Gravelbikes have thier own spectrum from those that perform best on pavement and smooth, flat, firm gravel to those that perform best on rough, steep, loose gravel and singletrack. And also for those that would be better for racing to those that would be better for comfort or bikepacking. So what’s the best Gravelbike? Well, that depends on what type of Gravelbike you want.
Maybe I’m weird but I don’t need to hook up onto little pebbles that weigh 1/10,000th of my weight. No matter what I’ll just push them.
@Guitar Ted thanks for pointing out the geometry of modern mountain bikes. I don’t see it quite as much yet on hard tails but it’s coming. I do like using a gravel bike for less technical single track, basically anywhere that I would typically ride a hardtail. I prefer a light weight XC full suspension bike when the terrain demands it. My gravel bike is my favorite bike.
Just put the Sendero on ny wife’s Pinnacle Lithium Ion. Around here the extra grip of the Sendero let’s us keep riding the same tracks and trails through the winter mud as we do in summer.

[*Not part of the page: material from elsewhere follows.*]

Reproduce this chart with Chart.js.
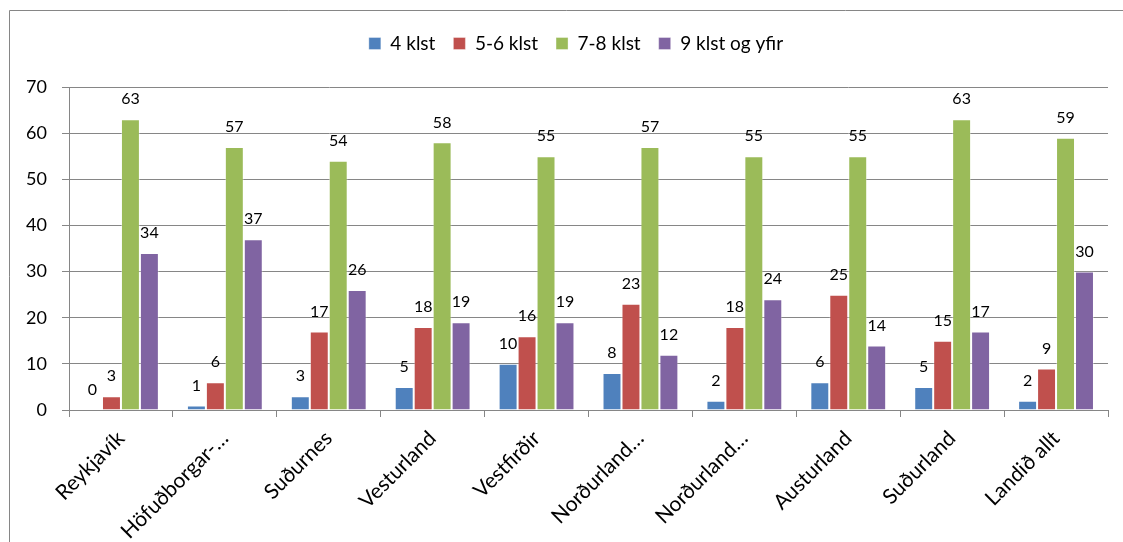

I think this is an odd tire, but does round out WTB’s Road Plus portfolio. With many new gravel bikes with 650b x 2.0-2.2″ clearances, it would seem to make more sense just to mount a pair of XC MTB tires. There are many in 500-550g range, with varying knob profiles.
It would seem this tire would be more at home with 700c to 650b conversion or frame that’s more limited in clearance.
Hi Guitar Ted and thanks for the reviews. The Sendero looks to my eyes like a wider version of the Resolute, but although you praise the Resolute highly you seem to have a lukewarm opinion of the Sendero. I wonder what one has going for it that the other doesn’t?
@Andy – Looks can be deceiving. The Sendero is much more toward the MTB side of the spectrum, and it shows in overall tractability and in terms of its higher rolling resistance. Not to mention that it is a smaller diameter tire. It’s very difficult to draw any close comparisons when one is 650B, wider, and on a completely different casing than the 700c, narrower, faster treaded tire.
I recently used these tires on my Jamis Renegade with a Shimano GRX wheelset for the 2021 Gravel Grovel in Hoosier Nat’l Forest. They kept me at the front of the pack on the asphalt, worked well on the 2100′ of climbing, and truly shone when we hit the singletrack. Smaller 700c tires had to be pushed up wet, muddy hills while I was able to stay on the bike and climb like a goat. I even passed some MTB’s with 29ers, though that may have been more to rider skill than tires, (though I did see many gravel-style tires on MTB’s). My daughter’s endurance fade and a broken chain on a muddy climb, (once again showing how well these tires grip), did not get me the finish I wanted, but I did finish, “scootering” the bike the last 11 miles. I absolutely love these tires. For pure gravel I have a set of WTB Raddler’s, and for more CX type rides, I have Kenda Booster’s, although I am planning on trying the Sendero out at my next CX race. The minimal amount of asphalt sections will not affect my overall speed, and the tread will help with climbs, grass and singletrack sections, and possibly sand pits.